Boeing also announced other senior management changes, including the immediate retirement of Stan Deal, who has led Commercial Airplanes since 2019. Stephanie Pope, who has served as Boeing’s chief operating officer (COO) since January and before that led the Global Services segment, is now president and CEO of Commercial Airplanes. Before leading Global Services, she was the chief financial officer at Commercial Airplanes.
The naming of Pope as COO earlier this year also fueled speculation that she was in line to be the next CEO of Boeing. She joined Boeing in 1994 and has also held financial positions in the company’s defense business.
Ted Colbert, who became president and CEO of Boeing’s Defense, Space, & Security segment in March 2022, retains his job. The defense business has struggled with cost overruns on a number of its fixed-price development programs that it won in the mid-2010s.
Jefferies aerospace and defense analyst Sheila Kahyaoglu said the management changes are no surprise and overall are a positive.
“The moves are not surprising as Boeing has come under intense scrutiny from customers and the FAA/government with the change signifying the next chapter for Boeing which includes an intense focus on safety, manufacturing, and customers/ government relations that have come under stress as of late,” Kahyaoglu said in a note to clients. “We view the moves as positive. Current CFO Brian West has been a positive, visible, and vocal around number changes and [Wall] Street interactions.”

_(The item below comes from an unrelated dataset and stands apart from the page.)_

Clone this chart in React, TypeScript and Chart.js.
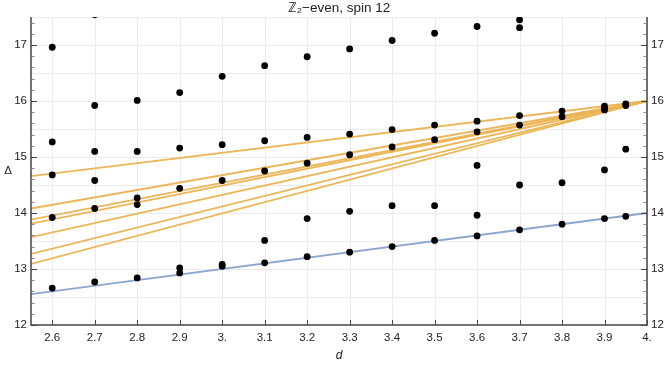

In a letter to Boeing’s employees, Calhoun said he and the board have been considering the CEO succession “for some time.” He said Kellner had also been mulling his retirement as chairman and from the board “and concluded that the CEO selection process should be led by a chair who will stay at the help as a partner to the new CEO.”
Deal took the helm at Commercial Airplanes following two fatal crashes of Boeing’s 737 MAX aircraft that led to a worldwide grounding of the aircraft. In January, a door plug on an Alaska Airlines 737 MAX blew out shortly after takeoff, forcing an emergency landing of the plane.